Forum Discussion

anil_perera's avatar
7 years ago

Alert if there are no healthy instances in our load balancers after 45 minutes

I want to sent up an alert in Logic Monitor to alert me, in the case that there are no healthy instances in our load balancers after 45 minutes.
Well the devices in the ELB could be deleted and recycled at anytime if they become unhealthy. In this case they would spin up new instances.
If the servers become unhealthy that is fine and new ones come online.

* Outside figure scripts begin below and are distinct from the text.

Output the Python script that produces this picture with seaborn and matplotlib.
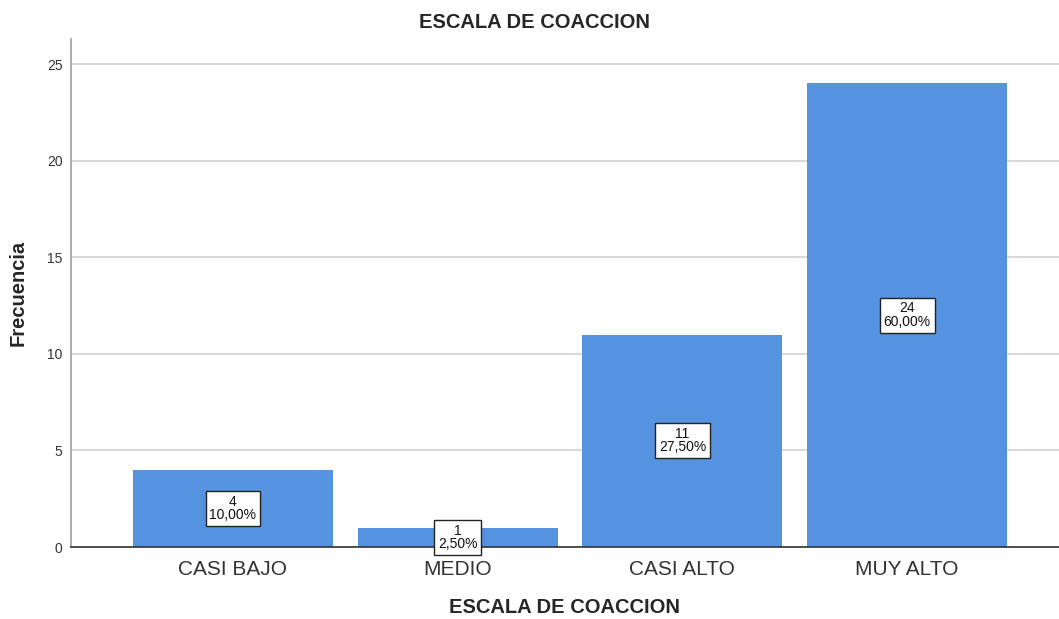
import numpy as np
import pandas as pd
import matplotlib
matplotlib.use("Agg")
import matplotlib.pyplot as plt
import seaborn as sns

# data
niveles = ["CASI BAJO", "MEDIO", "CASI ALTO", "MUY ALTO"]
frecuencia = [4, 1, 11, 24]
porcentaje = [10.00, 2.50, 27.50, 60.00]

df = pd.DataFrame({"nivel": niveles, "frecuencia": frecuencia})

sns.set_style("white")
plt.rcParams["font.family"] = ["Liberation Sans", "DejaVu Sans"]

fig = plt.figure(figsize=(10.59, 6.19), dpi=100)
ax = fig.add_axes([0.067, 0.1163, 0.933, 0.8207])

sns.barplot(data=df, x="nivel", y="frecuencia", color="#5593E0",
            saturation=1, width=0.89, linewidth=0, ax=ax, zorder=3)

ax.set_ylim(0, 26.3)
ax.set_xlim(-0.721, 3.676)
ax.set_yticks([0, 5, 10, 15, 20, 25])
ax.yaxis.grid(True, color="#D4D4D4", linewidth=1.3, zorder=0)
ax.set_axisbelow(True)

for s in ["top", "right"]:
    ax.spines[s].set_visible(False)
ax.spines["left"].set_color("#A6A6A6")
ax.spines["left"].set_linewidth(1.3)
ax.spines["bottom"].set_color("#333333")
ax.spines["bottom"].set_linewidth(1.2)
ax.spines["bottom"].set_zorder(5)

ax.tick_params(axis="y", length=0, pad=6, labelsize=10, labelcolor="#333333")
ax.tick_params(axis="x", length=0, pad=9, labelsize=15, labelcolor="#333333")

# value labels, SPSS style boxes in the middle of each bar
for i, (f, p) in enumerate(zip(frecuencia, porcentaje)):
    txt = f"{f}\n{p:.2f}%".replace(".", ",")
    ax.text(i, f / 2, txt, ha="center", va="center", fontsize=10,
            linespacing=0.95, color="#111111", zorder=6,
            bbox=dict(boxstyle="square,pad=0.28", fc="white", ec="#222222", lw=1))

ax.set_xlabel("ESCALA DE COACCION", fontsize=14.5, fontweight="bold", labelpad=14)
ax.set_ylabel("Frecuencia", fontsize=14.5, fontweight="bold", labelpad=14)
fig.text(0.505, 0.964, "ESCALA DE COACCION", ha="center", va="center",
         fontsize=14.5, fontweight="bold")

fig.savefig("out.png", dpi=100, facecolor="white")
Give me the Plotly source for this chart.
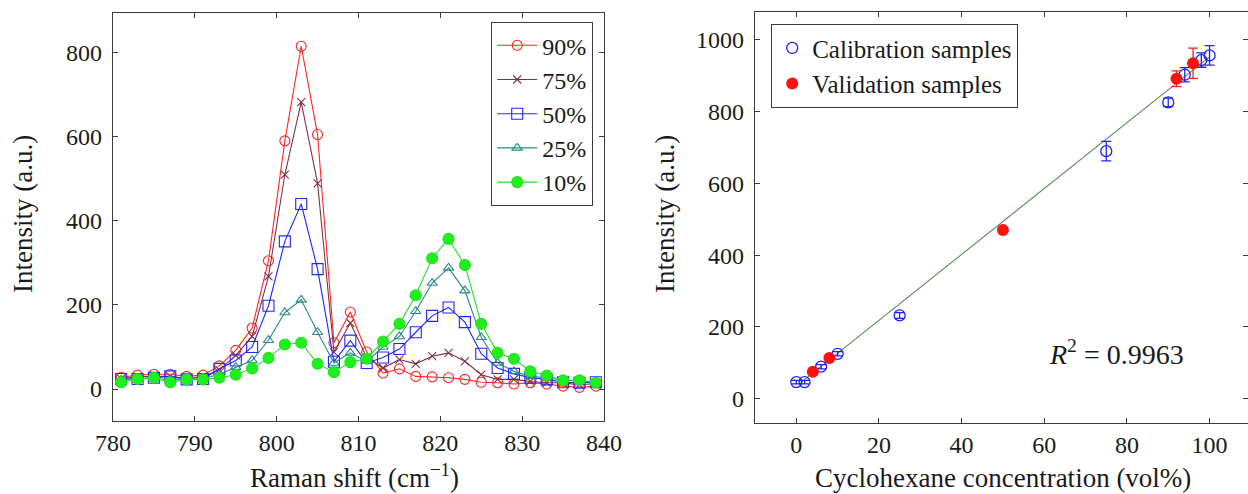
import plotly.graph_objects as go

# ---------------- Data: left panel (Raman spectra) ----------------
raman_shift = [781, 783, 785, 787, 789, 791, 793, 795, 797, 799, 801, 803, 805, 807, 809,
               811, 813, 815, 817, 819, 821, 823, 825, 827, 829, 831, 833, 835, 837, 839]
int_90 = [28, 33, 35, 35, 30, 33, 55, 92, 145, 305, 590, 815, 605, 110, 183,
          88, 38, 48, 30, 29, 27, 23, 16, 15, 12, 15, 12, 7, 4, 7]
int_75 = [25, 29, 30, 30, 25, 29, 45, 80, 125, 268, 510, 682, 489, 88, 157,
          75, 50, 70, 60, 78, 86, 66, 34, 23, 23, 18, 15, 15, 10, 13]
int_50 = [24, 24, 27, 30, 23, 24, 48, 68, 100, 198, 351, 440, 285, 65, 115,
          62, 75, 95, 135, 174, 194, 159, 84, 50, 36, 27, 23, 16, 15, 16]
int_25 = [22, 25, 25, 22, 22, 25, 35, 52, 68, 116, 182, 212, 135, 62, 86,
          66, 100, 125, 185, 252, 288, 234, 123, 62, 42, 30, 27, 21, 20, 16]
int_10 = [16, 24, 27, 16, 23, 23, 27, 34, 49, 74, 106, 110, 60, 40, 64,
          72, 113, 155, 223, 311, 357, 295, 155, 86, 72, 42, 32, 21, 21, 15]

series_names = ["90%", "75%", "50%", "25%", "10%"]

# ---------------- Data: right panel (calibration) ----------------
cal_conc = [0, 2, 6, 10, 25, 75, 90, 94, 98, 100]
cal_int = [46, 46, 89, 125, 232, 690, 826, 903, 944, 957]
cal_err = [5, 5, 6, 6, 8, 27, 12, 20, 20, 27]

val_conc = [4, 8, 50, 92, 96]
val_int = [75, 113, 470, 892, 935]
val_err = [4, 5, 5, 22, 42]

fit_conc = [1, 100]
fit_int = [44, 953]

r2_text = "<i>R</i><sup>2</sup> = 0.9963"

FONT = "Liberation Serif"
FS_TICK = 24
FS_TITLE = 27
FRAME = "#3a3a3a"
TXT = "#1a1a1a"

fig = go.Figure()

styles = [
    dict(color="#ff2424", symbol="circle-open", size=10, fill=None),
    dict(color="#80304a", symbol="x-thin-open", size=8, fill=None),
    dict(color="#2424ff", symbol="square-open", size=11, fill=None),
    dict(color="#2a8888", symbol="triangle-up-open", size=9, fill=None),
    dict(color="#22e022", symbol="circle", size=11, fill="#1ef01e"),
]
for name, ys, st in zip(series_names, [int_90, int_75, int_50, int_25, int_10], styles):
    fig.add_trace(go.Scatter(
        x=raman_shift, y=ys, name=name, mode="lines+markers",
        line=dict(color=st["color"], width=1.1),
        marker=dict(symbol=st["symbol"], size=st["size"],
                    color=st["fill"] if st["fill"] else st["color"],
                    line=dict(color=st["color"], width=1.1)),
        xaxis="x", yaxis="y", legend="legend",
    ))

fig.add_trace(go.Scatter(
    x=fit_conc, y=fit_int, mode="lines", showlegend=False,
    line=dict(color="#5c8a5c", width=1.1), xaxis="x2", yaxis="y2",
))
fig.add_trace(go.Scatter(
    x=cal_conc, y=cal_int, name="Calibration samples", mode="markers",
    marker=dict(symbol="circle-open", size=11, color="#2020ff", line=dict(width=1.3)),
    error_y=dict(type="data", array=cal_err, color="#2020ff", thickness=1.3, width=5),
    xaxis="x2", yaxis="y2", legend="legend2",
))
fig.add_trace(go.Scatter(
    x=val_conc, y=val_int, name="Validation samples", mode="markers",
    marker=dict(symbol="circle", size=12, color="#ff1010"),
    error_y=dict(type="data", array=val_err, color="#ff2020", thickness=1.3, width=5),
    xaxis="x2", yaxis="y2", legend="legend2",
))

axis_common = dict(
    showline=True, linecolor=FRAME, linewidth=1.2, mirror="allticks",
    ticks="inside", ticklen=5, tickcolor=FRAME, tickwidth=1,
    showgrid=False, zeroline=False, automargin=False,
    tickfont=dict(family=FONT, size=FS_TICK, color=TXT),
)

y_dom = [1 - 421 / 494, 1 - 13 / 494]
fig.update_layout(
    width=1248, height=494,
    margin=dict(l=0, r=0, t=0, b=0, autoexpand=False),
    paper_bgcolor="white", plot_bgcolor="white",
    font=dict(family=FONT, size=FS_TICK, color=TXT),
    xaxis=dict(domain=[113 / 1248, 604 / 1248], range=[780, 840], anchor="y",
               tickvals=[780, 790, 800, 810, 820, 830, 840], ticklabelstandoff=0, **axis_common),
    yaxis=dict(domain=y_dom, range=[-76, 894], anchor="x",
               tickvals=[0, 200, 400, 600, 800], ticklabelstandoff=5, **axis_common),
    xaxis2=dict(domain=[755 / 1248, 1.0], range=[-10, 109.3], anchor="y2",
                tickvals=[0, 20, 40, 60, 80, 100], ticklabelstandoff=0, **axis_common),
    yaxis2=dict(domain=[1 - 423 / 494, 1 - 12 / 494], range=[-68, 1078], anchor="x2",
                tickvals=[0, 200, 400, 600, 800, 1000], ticklabelstandoff=5, **axis_common),
    legend=dict(x=593 / 1248, y=1 - 22 / 494, xanchor="right", yanchor="top",
                bgcolor="white", bordercolor=FRAME, borderwidth=1.2,
                font=dict(family=FONT, size=24, color=TXT),
                tracegroupgap=0, itemwidth=40),
    legend2=dict(x=771 / 1248, y=1 - 24 / 494, xanchor="left", yanchor="top",
                 bgcolor="white", bordercolor=FRAME, borderwidth=1.2,
                 font=dict(family=FONT, size=25, color=TXT),
                 itemwidth=30),
    annotations=[
        dict(text="Raman shift (cm<sup>−1</sup>)", x=354 / 1248, y=1 - 476 / 494,
             xref="paper", yref="paper", xanchor="center", yanchor="middle",
             showarrow=False, font=dict(size=FS_TITLE)),
        dict(text="Intensity (a.u.)", x=23 / 1248, y=1 - 214 / 494, textangle=-90,
             xref="paper", yref="paper", xanchor="center", yanchor="middle",
             showarrow=False, font=dict(size=FS_TITLE)),
        dict(text="Cyclohexane concentration (vol%)", x=1003 / 1248, y=1 - 478 / 494,
             xref="paper", yref="paper", xanchor="center", yanchor="middle",
             showarrow=False, font=dict(size=FS_TITLE)),
        dict(text="Intensity (a.u.)", x=665 / 1248, y=1 - 214 / 494, textangle=-90,
             xref="paper", yref="paper", xanchor="center", yanchor="middle",
             showarrow=False, font=dict(size=FS_TITLE)),
        dict(text=r2_text, x=77.5, y=128, xref="x2", yref="y2", showarrow=False,
             xanchor="center", yanchor="middle", font=dict(size=28)),
    ],
)

fig.write_html("out.html")
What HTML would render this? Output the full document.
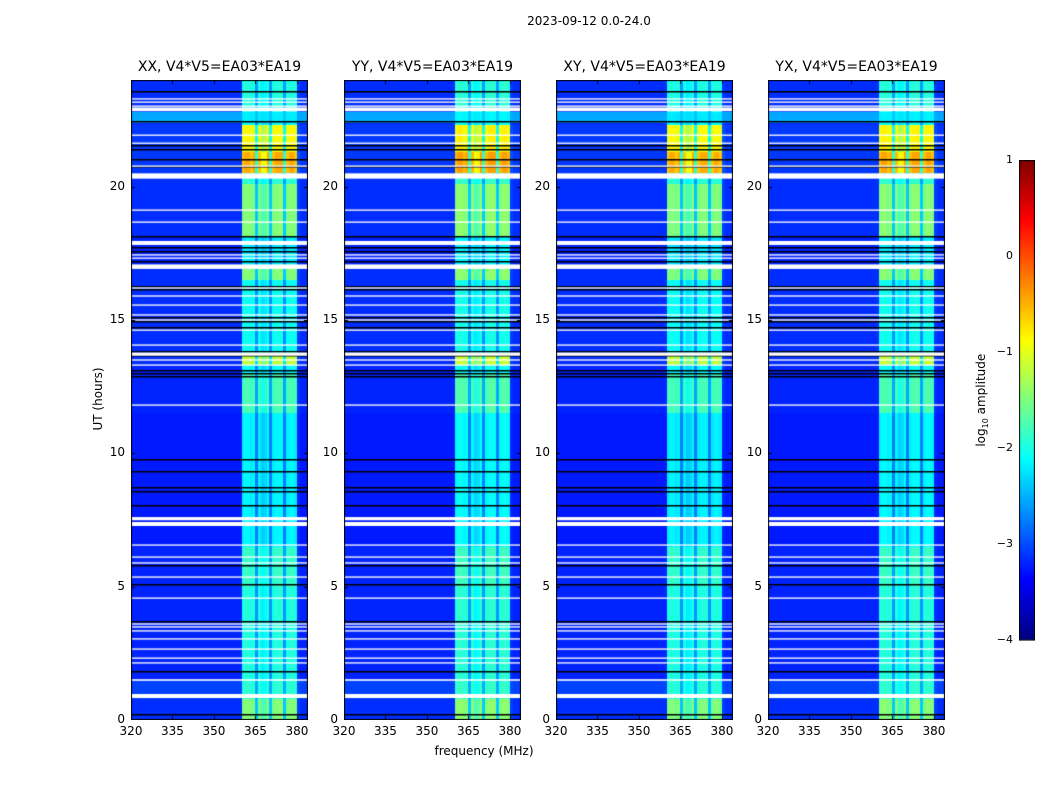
<!DOCTYPE html>
<html><head><meta charset="utf-8">
<style>
body{margin:0;background:#fff;}
#root{position:relative;width:1050px;height:800px;font-family:"DejaVu Sans","Liberation Sans",sans-serif;color:#000;overflow:hidden;}
.t{position:absolute;white-space:nowrap;}
canvas{position:absolute;}
</style></head><body>
<div id="root">
<div class="t" style="left:489px;top:14px;width:200px;text-align:center;font-size:12px;">2023-09-12 0.0-24.0</div>
<div class="t" style="left:50px;top:392px;width:96px;text-align:center;font-size:12px;transform:rotate(-90deg);">UT (hours)</div>
<div class="t" style="left:384px;top:744px;width:200px;text-align:center;font-size:12px;">frequency (MHz)</div>
<div class="t" style="left:922px;top:392px;width:120px;text-align:center;font-size:12px;transform:rotate(-90deg);">log<sub style="font-size:8px">10</sub> amplitude</div>
<canvas id="cb" width="16" height="481" style="left:1019px;top:160px;"></canvas>
</div>
<script>
// ---- data ----
const panelTitles = ["XX, V4*V5=EA03*EA19","YY, V4*V5=EA03*EA19","XY, V4*V5=EA03*EA19","YX, V4*V5=EA03*EA19"];
const panelOffsets = [0, 0.05, -0.02, 0.02];
const xTicks = [320,335,350,365,380];
const yTicks = [0,5,10,15,20];
const cbTicks = [1,0,-1,-2,-3,-4];
// per 1-MHz channel (320..383) band weight
const channelWeight = [0,0,0,0,0,0,0,0,0,0,0,0,0,0,0,0,0,0,0,0,0,0,0,0,0,0,0,0,0,0,0,0,0,0,0,0,0,0,0,0,
  0.95,1,1,0.95,1,0.45,0.95,0.8,0.85,1,0.45,0.95,1,1,1,0.45,0.95,1,1,0.95,0.05,0,0,0];
// time segments
const segStart = [0,   0.8, 1.5, 5.0, 6.5, 11.5, 13.0, 13.3, 13.7, 16.5, 17.0, 18.1, 20.1, 20.5, 21.3, 22.3, 22.4, 22.8];
const segEnd   = [0.8, 1.5, 5.0, 6.5, 11.5,13.0, 13.3, 13.7, 16.5, 17.0, 18.1, 20.1, 20.5, 21.3, 22.3, 22.4, 22.8, 24];
const segBand  = [-1.45,-1.9,-1.95,-1.85,-2.15,-1.75,-2.1,-1.15,-2.05,-1.45,-2.2,-1.45,-1.9,-0.45,-0.85,-2.1,-2.2,-1.95];
const segBg    = [-3.15,-3.05,-3.2,-3.2,-3.25,-3.2,-3.2,-3.15,-3.15,-3.15,-3.2,-3.15,-3.15,-3.1,-3.1,-3.15,-2.55,-3.15];
// flagged (white) rows: centre hour, width hours
const whiteH = [23.29,23.17,23.02,22.9,21.93,21.63,20.77,20.4,19.12,18.67,17.89,17.44,17.32,17.0,16.2,15.9,15.56,15.19,15.0,14.62,14.06,13.72,13.5,13.31,11.81,7.55,7.35,6.56,6.11,5.89,5.36,4.57,3.6,3.49,3.34,3.04,2.66,2.32,2.14,1.5,0.9];
const whiteW = [0.05,0.05,0.05,0.14,0.05,0.05,0.05,0.2,0.05,0.05,0.15,0.05,0.05,0.17,0.05,0.05,0.05,0.05,0.05,0.05,0.05,0.12,0.05,0.05,0.05,0.12,0.15,0.05,0.05,0.05,0.05,0.05,0.05,0.05,0.05,0.05,0.05,0.05,0.05,0.06,0.15];
// black rows: centre hour
const blackH = [23.55,22.42,21.52,21.37,21.0,20.73,18.11,17.7,17.55,17.17,16.24,16.12,15.07,14.92,14.7,13.8,13.65,13.09,12.97,12.86,9.75,9.3,8.7,8.55,8.02,5.77,5.06,3.67,1.8,0.19];

// ---- layout ----
const panelLeft = [131,344,556,768], PW=177, PT=80, PH=640;
const fMin=320, fMax=384, tMin=0, tMax=24, vMin=-4, vMax=1;
const xs = f => (f-fMin)/(fMax-fMin)*PW;
const ys = h => PH - (h-tMin)/(tMax-tMin)*PH;

function jet(v){
  let t=(v-vMin)/(vMax-vMin); t=Math.max(0,Math.min(1,t));
  const c=x=>Math.max(0,Math.min(1,x));
  const r=c(1.5-Math.abs(4*t-3)), g=c(1.5-Math.abs(4*t-2)), b=c(1.5-Math.abs(4*t-1));
  return [r*255|0,g*255|0,b*255|0];
}
function seg(h){for(let i=0;i<segStart.length;i++){if(h>=segStart[i]&&h<segEnd[i])return i;}return segStart.length-1;}

const root=document.getElementById('root');
function addText(txt,l,t,w,align,name,size){
  const d=document.createElement('div');d.className='t';
  
  
  d.style.left=l+'px';d.style.top=t+'px';d.style.width=w+'px';d.style.textAlign=align;d.style.fontSize=(size||12)+'px';
  d.textContent=txt;root.appendChild(d);return d;
}

panelLeft.forEach((L,p)=>{
  const cv=document.createElement('canvas');
  
  
  cv.width=PW;cv.height=PH;cv.style.left=L+'px';cv.style.top=PT+'px';
  root.appendChild(cv);
  const ctx=cv.getContext('2d');
  const img=ctx.createImageData(PW,PH);
  for(let y=0;y<PH;y++){
    const h=tMax-(y+0.5)/PH*(tMax-tMin);
    const s=seg(h);
    const bg=segBg[s], band=segBand[s]+panelOffsets[p];
    for(let x=0;x<PW;x++){
      const f=fMin+(x+0.5)/PW*(fMax-fMin);
      const ch=Math.min(channelWeight.length-1,Math.floor(f-fMin));
      const v=bg+channelWeight[ch]*(band-bg);
      const [r,g,b]=jet(v);const k=(y*PW+x)*4;
      img.data[k]=r;img.data[k+1]=g;img.data[k+2]=b;img.data[k+3]=255;
    }
  }
  ctx.putImageData(img,0,0);
  ctx.fillStyle='#000';
  blackH.forEach(h=>ctx.fillRect(0,Math.round(ys(h))-1,PW,1.5));
  ctx.fillStyle='#fff';
  whiteH.forEach((h,i)=>{const y0=ys(h+whiteW[i]/2),y1=ys(h-whiteW[i]/2);ctx.fillRect(0,y0,PW,Math.max(1.3,y1-y0));});
  ctx.strokeStyle='#000';ctx.lineWidth=1;
  ctx.strokeRect(0.5,0.5,PW-1,PH-1);
  ctx.beginPath();
  xTicks.forEach(f=>{const x=Math.round(xs(f))+0.5;ctx.moveTo(x,PH);ctx.lineTo(x,PH-4);ctx.moveTo(x,0);ctx.lineTo(x,4);});
  yTicks.forEach(h=>{const y=Math.round(ys(h))+0.5;ctx.moveTo(0,y);ctx.lineTo(4,y);ctx.moveTo(PW,y);ctx.lineTo(PW-4,y);});
  ctx.stroke();
  addText(panelTitles[p],L-30,59,PW+60,'center','panel-title-'+(p+1),14);
  xTicks.forEach(f=>addText(String(f),L+xs(f)-20,724,40,'center','x-tick-label',12));
  yTicks.forEach(h=>addText(String(h),L-44,PT+ys(h)-8,38,'right','y-tick-label',12));
});

// colorbar
const cb=document.getElementById('cb'),cc=cb.getContext('2d');
for(let y=0;y<480;y++){const v=vMax-(y+0.5)/480*(vMax-vMin);const [r,g,b]=jet(v);cc.fillStyle=`rgb(${r},${g},${b})`;cc.fillRect(0,y,16,1);}
cc.strokeStyle='#000';cc.strokeRect(0.5,0.5,15,479.5);
cbTicks.forEach(v=>{
  const y=160+(vMax-v)/(vMax-vMin)*480;
  addText(v<0?'\u2212'+(-v):String(v),970,y-7,43,'right','colorbar-tick-label',11);
});
</script>
</body></html>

However, I want to make sure that if no new instances come online I am notified of this?
So, basically I want to monitor the ELB itself to verify there is at least one instance that is healthy after 45 minutes if they become unhealthy and are terminated.
This is an AWS environment.
Can this be done? and if so, how do I proceed?

1 Reply

Replies have been turned off for this discussion
  • Sarah_Terry's avatar
    Icon for Product Manager rankProduct Manager

    Hi Anil,

    There's a default threshold on the UnHealthyHostCount datapoint for Load Balancers (>0 triggers a warning), but you can always set a threshold of <1 on the HealthyHostCount datapoint to alert on fewer than one healthy instance.  Re the time contingency of 45 mins, there are a couple of ways to do this: 

    1. 1. Adjust the Alert Trigger Interval in the Load Balancer DataSource definition: the alert trigger interval in the datapoint definition controls how many consecutive polling intervals the threshold condition must be true before an alert is triggered.  This means if you have a threshold of <1 for HealthyHostCount, but an Alert Trigger Interval of 30 (or 60), and a collection interval of 1 minute, there would have to be fewer than one healthy load balancer hosts for 30 minutes (or 60 minutes), before an alert triggered.  If the polling interval is set to every 2 minutes, you can get closer to the 45 min mark by setting the trigger interval to 20 or 24.
    3. 2. Make sure the alert is active for 45 mins before routing: you could set up an escalation chain where stage 1 is empty or a non-disruptive destination like a chat tool, stage 2 is set to email or text you, and the escalation interval is 45 minutes.  The result of that setup would be this: when HealthyHostCount drops below 1, a warning alert is triggered and sent to stage 1. After 45 minutes, if the condition is still true (HealthyHostCount still less than 1), an alert would be sent to you.